Environmental pressures brought about by climate change have increased the urgency for biomass assessment to measure the potential of forests to be carbon sinks and carbon sources. The researcher suggests that improving the quality and precision of models used for measuring carbon stock in forests is thus important. This study aims to investigate the relationships between independent factors, such as dry weight biomass (B), and dependent factors, such as diameter at breast height (D), height (H), and wood specific gravity (ρ), to formulate biomass equations for four common tree species: Sterculia pexa; Millettia brandisiana; Grewia eriocarpa; and Bridelia ovata. Regression models, each with different independent variables (D, ρD, D2H, and ρD2H), were studied. The results showed a strong correlation between B, D, and H, but not ρ. However, ρ showed a significant variation between the four species which indicated that proper species identification is required for accurate modelling. The best regression models for estimating biomass had two forms: ln(B) = c + αln(D) and ln(B) = c + αln(ρD2H).

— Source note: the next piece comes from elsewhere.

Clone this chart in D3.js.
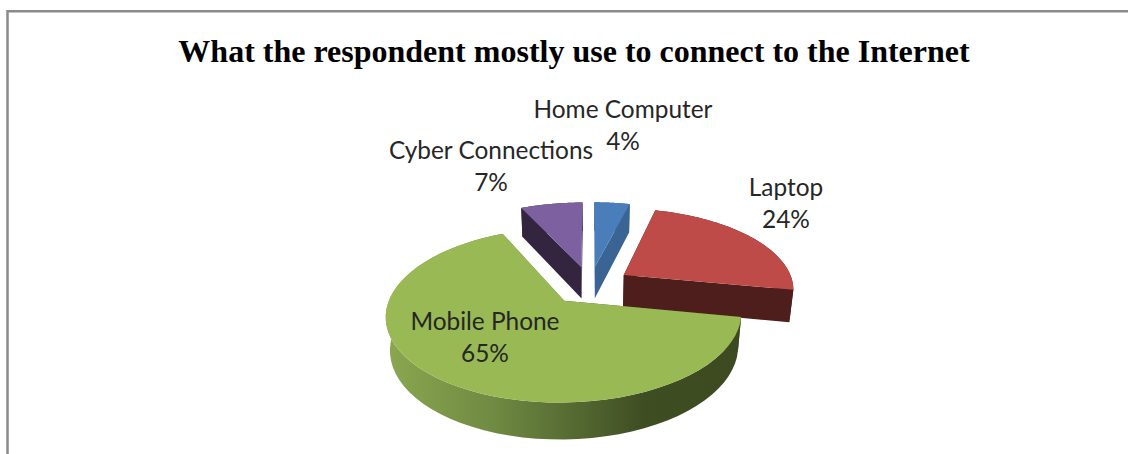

The dry weight of individual trees using the regression model with ρD2H had an average estimated error of 0.09–2.66%. The dry weight using D had an average estimated error of 0.28–1.77%. Thus, it was most appropriate to use ρD2H as the independent variable in the model. Furthermore, linear regression indicated a significant statistical difference between the four species. In conclusion, the researcher found that formulating species-specific regression models is essential in assessing biomass and carbon, particularly for the mixed-deciduous degraded forest areas in this study.